There have been several posts here guessing what YPAO does and does not do on a Yamaha A/V, including that it does not EQ the lower frequencies. Here is what Yamaha told me via email:

YPAO calibration equalizes the sound for each individual speaker. The audio is equalized in seven bands. The seven frequencies range between 16.5 Hz and 16khz. This is a parametric equalizer and will reproduce the best possible sound, maximizing the specifications of your speakers and room size. 

Best Regards,
The Yamaha Customer Support Team


----------



## Peter Loeser (Aug 11, 2012)

Good info - I had been wondering this too. Thanks for sharing.


----------



## 86eldel68-deactivated (Nov 30, 2010)

> YPAO calibration equalizes the sound for each individual speaker. The audio is equalized in seven bands. The seven frequencies range between 16.5 Hz and 16khz.


Speakers, but no subwoofer. Interesting.

(By contrast, Audyssey makes reference to both satellite and subwoofer filters.)


----------



## bgarcia17 (Jan 8, 2007)

Only the two highest rx-A models provide eq for the sub channel.


----------



## lcaillo (May 2, 2006)

That is the deal breaker for me. I have always loved the Yamaha gear that I have had, sold, and serviced. Great company with great support if your are a dealer. From a consumer perspective, however, they male some really dumb marketing decisions like no bass EQ in most of their AVRs.


----------



## TheHammer (Dec 16, 2012)

bgarcia17 said:


> Only the two highest rx-A models provide eq for the sub channel.

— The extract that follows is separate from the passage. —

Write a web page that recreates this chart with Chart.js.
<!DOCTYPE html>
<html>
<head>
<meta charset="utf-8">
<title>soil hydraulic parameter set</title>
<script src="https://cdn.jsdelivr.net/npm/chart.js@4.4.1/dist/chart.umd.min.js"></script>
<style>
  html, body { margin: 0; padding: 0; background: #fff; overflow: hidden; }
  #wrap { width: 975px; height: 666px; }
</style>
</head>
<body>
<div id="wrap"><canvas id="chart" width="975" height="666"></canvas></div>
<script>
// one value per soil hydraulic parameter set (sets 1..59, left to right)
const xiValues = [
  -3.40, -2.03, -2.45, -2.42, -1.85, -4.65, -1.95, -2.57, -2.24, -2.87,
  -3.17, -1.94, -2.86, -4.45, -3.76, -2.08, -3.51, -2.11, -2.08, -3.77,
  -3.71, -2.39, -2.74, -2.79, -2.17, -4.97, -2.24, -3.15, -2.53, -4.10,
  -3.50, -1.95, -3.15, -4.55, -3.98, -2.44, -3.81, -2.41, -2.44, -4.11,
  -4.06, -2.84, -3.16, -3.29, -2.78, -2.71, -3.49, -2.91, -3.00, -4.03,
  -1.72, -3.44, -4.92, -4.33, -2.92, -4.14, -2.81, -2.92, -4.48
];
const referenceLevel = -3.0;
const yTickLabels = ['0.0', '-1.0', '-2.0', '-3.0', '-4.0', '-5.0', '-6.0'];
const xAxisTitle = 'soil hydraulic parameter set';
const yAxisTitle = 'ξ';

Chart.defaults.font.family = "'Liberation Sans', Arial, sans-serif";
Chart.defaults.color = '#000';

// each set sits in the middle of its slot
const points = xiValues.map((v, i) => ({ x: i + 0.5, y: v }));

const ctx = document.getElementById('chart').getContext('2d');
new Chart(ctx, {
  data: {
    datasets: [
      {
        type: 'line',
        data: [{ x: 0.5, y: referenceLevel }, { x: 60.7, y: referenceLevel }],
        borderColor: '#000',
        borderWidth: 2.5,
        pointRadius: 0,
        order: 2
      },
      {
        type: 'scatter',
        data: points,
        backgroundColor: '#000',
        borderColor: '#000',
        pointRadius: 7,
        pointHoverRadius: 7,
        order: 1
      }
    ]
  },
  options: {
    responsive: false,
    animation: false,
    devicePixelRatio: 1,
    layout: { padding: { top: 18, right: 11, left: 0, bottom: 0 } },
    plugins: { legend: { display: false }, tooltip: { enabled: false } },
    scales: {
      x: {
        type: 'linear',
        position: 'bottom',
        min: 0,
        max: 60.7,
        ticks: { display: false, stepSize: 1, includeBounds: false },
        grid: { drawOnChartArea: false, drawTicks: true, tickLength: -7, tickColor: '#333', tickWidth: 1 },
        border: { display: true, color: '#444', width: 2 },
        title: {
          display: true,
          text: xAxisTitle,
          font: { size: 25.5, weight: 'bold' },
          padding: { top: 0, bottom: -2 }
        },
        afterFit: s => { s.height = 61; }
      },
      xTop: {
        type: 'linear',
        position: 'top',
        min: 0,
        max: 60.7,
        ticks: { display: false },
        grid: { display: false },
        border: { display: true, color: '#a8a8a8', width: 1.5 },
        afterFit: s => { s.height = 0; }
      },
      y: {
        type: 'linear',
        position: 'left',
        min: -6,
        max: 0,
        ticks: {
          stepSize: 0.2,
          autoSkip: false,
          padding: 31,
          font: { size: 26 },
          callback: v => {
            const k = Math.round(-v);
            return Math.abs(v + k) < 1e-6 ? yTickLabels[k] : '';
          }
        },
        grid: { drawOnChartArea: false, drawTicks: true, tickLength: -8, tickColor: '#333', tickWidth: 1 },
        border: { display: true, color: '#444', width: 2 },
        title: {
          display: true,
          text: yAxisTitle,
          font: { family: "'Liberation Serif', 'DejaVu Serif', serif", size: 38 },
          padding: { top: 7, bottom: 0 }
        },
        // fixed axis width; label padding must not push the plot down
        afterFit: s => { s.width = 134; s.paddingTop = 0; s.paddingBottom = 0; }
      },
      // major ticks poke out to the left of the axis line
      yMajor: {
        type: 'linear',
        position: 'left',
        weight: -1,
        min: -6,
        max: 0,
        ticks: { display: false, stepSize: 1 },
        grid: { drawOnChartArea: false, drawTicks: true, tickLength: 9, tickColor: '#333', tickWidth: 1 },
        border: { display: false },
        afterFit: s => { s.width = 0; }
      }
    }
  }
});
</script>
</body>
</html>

I am trying to confirm these assumptions via another email to Yamaha. To me, a subwoofer is a speaker, therefore when Yamaha states that it "YPAO calibration equalizes the sound for each individual speaker" and the "range between 16.5 Hz and 16khz", it could include the subwoofer output?

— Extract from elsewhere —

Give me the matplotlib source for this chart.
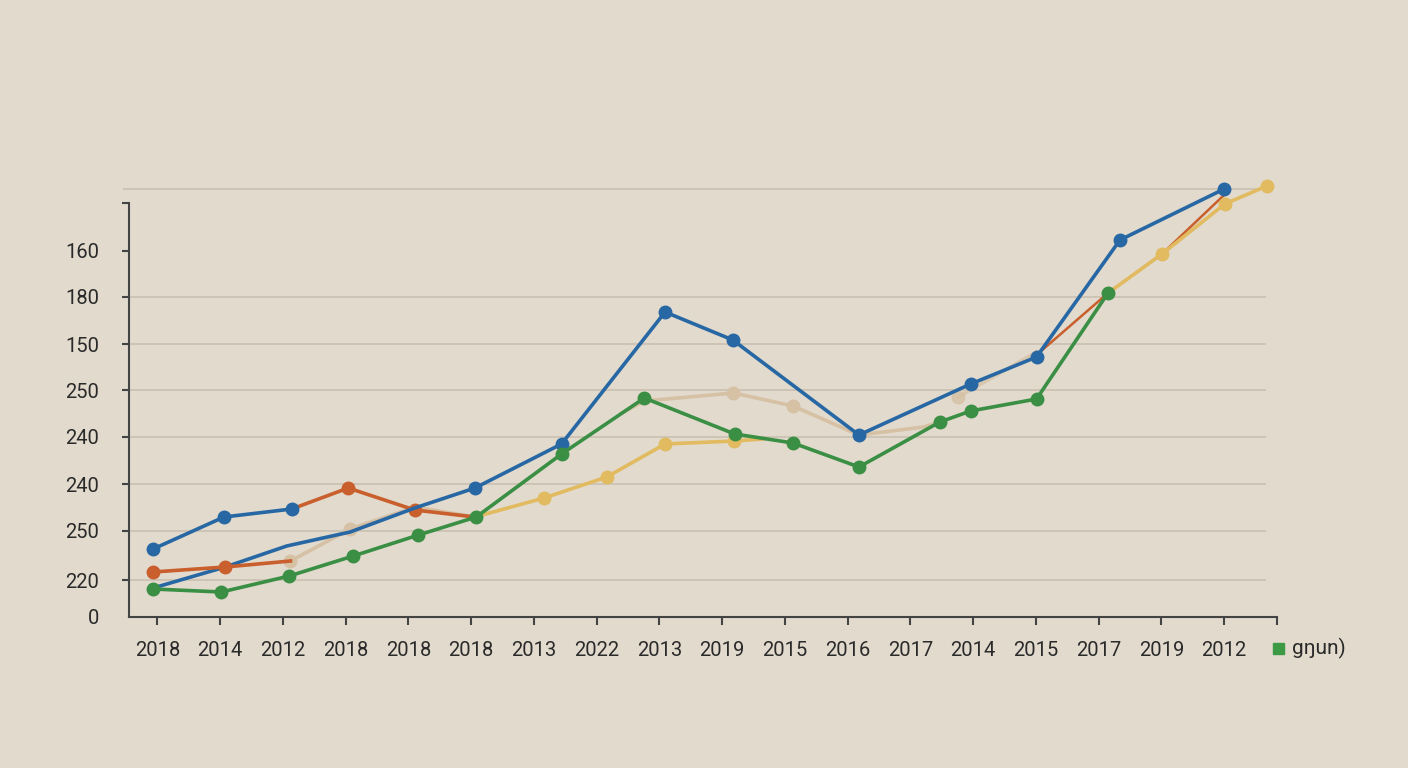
import matplotlib
matplotlib.use("Agg")
import matplotlib.pyplot as plt
from matplotlib.patches import Rectangle

plt.rcParams['font.family'] = ['Roboto', 'DejaVu Sans']

# x tick labels (as printed on the chart)
x_labels = ["2018", "2014", "2012", "2018", "2018", "2018", "2013", "2022", "2013",
            "2019", "2015", "2016", "2017", "2014", "2015", "2017", "2019", "2012"]

# y tick positions / labels (labels are not monotonic in the original)
y_ticks = [0, 37, 86, 133, 180, 227, 273, 320, 366, 414]
y_labels = ["0", "220", "250", "240", "240", "250", "150", "180", "160", ""]
grid_levels = [37, 86, 133, 180, 227, 273, 320]
top_line = 428

# series (x in category positions, y in chart units)
blue_a_x = [-0.07, 1.06, 2.14]
blue_a_y = [68, 100, 108]
blue_b_x = [-0.07, 1.08, 2.06, 3.07, 4.10, 5.06, 6.44, 8.09, 9.17, 11.18, 12.96, 14.01, 15.34, 17.00]
blue_b_y = [29, 50, 71, 85, 109, 129, 173, 305, 277, 182, 233, 260, 377, 428]

orange_a_x = [-0.07, 1.08, 2.12]
orange_a_y = [45, 50, 56]
orange_b_x = [2.14, 3.04, 4.10, 5.06]
orange_b_y = [108, 129, 107, 100]
orange_c_x = [14.01, 15.15, 16.01, 17.00]
orange_c_y = [262, 324, 363, 422]

beige_a_x = [2.12, 3.07, 4.10, 5.06]
beige_a_y = [56, 88, 110, 100]
beige_b_x = [7.40, 7.76, 9.18, 10.13, 11.18, 12.21, 12.47]
beige_b_y = [204, 216, 224, 211, 182, 190, 195]
beige_c_x = [12.76, 14.01]
beige_c_y = [220, 265]

yellow_a_x = [5.06, 6.16, 7.16, 8.09, 9.19, 9.65]
yellow_a_y = [100, 119, 140, 173, 176, 178]
yellow_b_x = [15.15, 16.01, 17.01, 17.68]
yellow_b_y = [324, 363, 413, 431]

green_x = [-0.07, 1.02, 2.10, 3.12, 4.16, 5.08, 6.44, 7.76, 9.20, 10.13, 11.18, 12.47, 12.96, 14.01, 15.15]
green_y = [28, 25, 41, 61, 82, 100, 163, 219, 183, 174, 150, 195, 206, 218, 324]

legend_text = "gŋun)"

# colours
bg = "#e1dacd"
c_blue = "#2767a3"
c_orange = "#c85f2c"
c_green = "#3a8f44"
c_yellow = "#e2bb60"
c_beige = "#d6c1a5"
c_grid = "#cbc2b4"
c_axis = "#444444"
c_text = "#2a2a2a"

fig = plt.figure(figsize=(14.08, 7.68), dpi=100, facecolor=bg)
ax = fig.add_axes([129 / 1408, 151 / 768, 1148 / 1408, 447 / 768])
ax.set_facecolor(bg)
ax.set_xlim(-0.454, 17.843)
ax.set_ylim(0, 447)

# grid lines
for g in grid_levels:
    ax.axhline(g, xmin=0, xmax=0.9895, color=c_grid, lw=1.3, zorder=0)
ax.axhline(top_line, xmin=-0.0044, xmax=0.985, color=c_grid, lw=1.3, zorder=0, clip_on=False)

lw = 2.6
ms = 9

# beige
ax.plot(beige_a_x, beige_a_y, color=c_beige, lw=lw, marker='o', ms=ms, markevery=[0, 1], zorder=2, clip_on=False)
ax.plot(beige_b_x, beige_b_y, color=c_beige, lw=lw, marker='o', ms=ms, markevery=[2, 3], zorder=2, clip_on=False)
ax.plot(beige_c_x, beige_c_y, color=c_beige, lw=lw, marker='o', ms=ms, markevery=[0], zorder=2, alpha=0.8, clip_on=False)

# orange
ax.plot(orange_a_x, orange_a_y, color=c_orange, lw=lw, marker='o', ms=ms, markevery=[0, 1], zorder=4, clip_on=False)
ax.plot(orange_b_x, orange_b_y, color=c_orange, lw=lw, marker='o', ms=ms, markevery=[1, 2], zorder=3, clip_on=False)
ax.plot(orange_c_x, orange_c_y, color=c_orange, lw=1.8, zorder=3, clip_on=False)

# yellow
ax.plot(yellow_a_x, yellow_a_y, color=c_yellow, lw=lw, marker='o', ms=ms, markevery=[1, 2, 3, 4], zorder=3, clip_on=False)
ax.plot(yellow_b_x, yellow_b_y, color=c_yellow, lw=lw, marker='o', ms=ms, markevery=[1, 2, 3], zorder=4, clip_on=False)

# blue
ax.plot(blue_a_x, blue_a_y, color=c_blue, lw=lw, marker='o', ms=ms, zorder=5, clip_on=False)
ax.plot(blue_b_x, blue_b_y, color=c_blue, lw=lw, marker='o', ms=ms,
        markevery=list(range(5, len(blue_b_x))), zorder=3.5, clip_on=False)

# green
ax.plot(green_x, green_y, color=c_green, lw=lw, marker='o', ms=ms, zorder=6, clip_on=False)

# axes styling
for s in ['top', 'right']:
    ax.spines[s].set_visible(False)
ax.spines['left'].set_bounds(0, 414)
for s in ['left', 'bottom']:
    ax.spines[s].set_color(c_axis)
    ax.spines[s].set_linewidth(1.5)

ax.set_xticks(list(range(len(x_labels))) + [17.843])
ax.set_xticklabels(x_labels + [""])
ax.set_yticks(y_ticks)
ax.set_yticklabels(y_labels)
ax.tick_params(axis='x', length=5.8, width=1.5, color=c_axis, pad=11.5, labelsize=14.5, labelcolor=c_text)
ax.tick_params(axis='y', length=5, width=1.5, color=c_axis, pad=16.5, labelsize=14.5, labelcolor=c_text)
ax.yaxis.get_major_ticks()[0].tick1line.set_visible(False)

# legend-like marker
fig.add_artist(Rectangle((1273, 768 - 654), 11, 11, transform=None, color="#3c9a45"))
fig.text(1292 / 1408, 1 - 648 / 768, legend_text, fontsize=15, color=c_text, va='center', ha='left')

fig.savefig("out.png", dpi=100, facecolor=bg)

Where in the literature do you see that certain models do eq the sub channel while others do not?


----------



## bgarcia17 (Jan 8, 2007)

I was surprised with the frequency range you were told. I thought the lowest was 31.something Hz. Down to 16 and you gotta figure that the sub must be included. But I was told what I posted directly by one of their email cs reps. Also, some owners have confirmed, based on the options in the menu. Only the two higher Aventage models allow manual eq of the sub channel, so the assumption is that only those models get sub YPAO treatment as well.


----------



## TheHammer (Dec 16, 2012)

bgarcia17 said:


> I was surprised with the frequency range you were told. I thought the lowest was 31.something Hz. Down to 16 and you gotta figure that the sub must be included. But I was told what I posted directly by one of their email cs reps. Also, some owners have confirmed, based on the options in the menu. Only the two higher Aventage models allow manual eq of the sub channel, so the assumption is that only those models get sub YPAO treatment as well.


It looks like you are correct. Judging from his response, I suspect none of the "V" models use YPAO on the sub. Here is what I got back from Yamaha:

That would depend on the model, the RX-A2020 and above do it for he subwoofer. 


Best Regards,
The Yamaha Customer Support Team


----------



## 3dbinCanada (Sep 13, 2012)

According PQedit which shows all my speakers and sub connected to my Yamaha RX-V1800, it would appear that YPAO does EQ the sub using two frequencies indicated by the red line.


----------



## bgarcia17 (Jan 8, 2007)

I'm sure they only commenting on their current offerings. How old is the RX-V1800?


----------



## tonyvdb (Sep 5, 2007)

It a model from 2007


----------



## 3dbinCanada (Sep 13, 2012)

tonyvdb said:


> It a model from 2007


With first generation single point room correction I might add


----------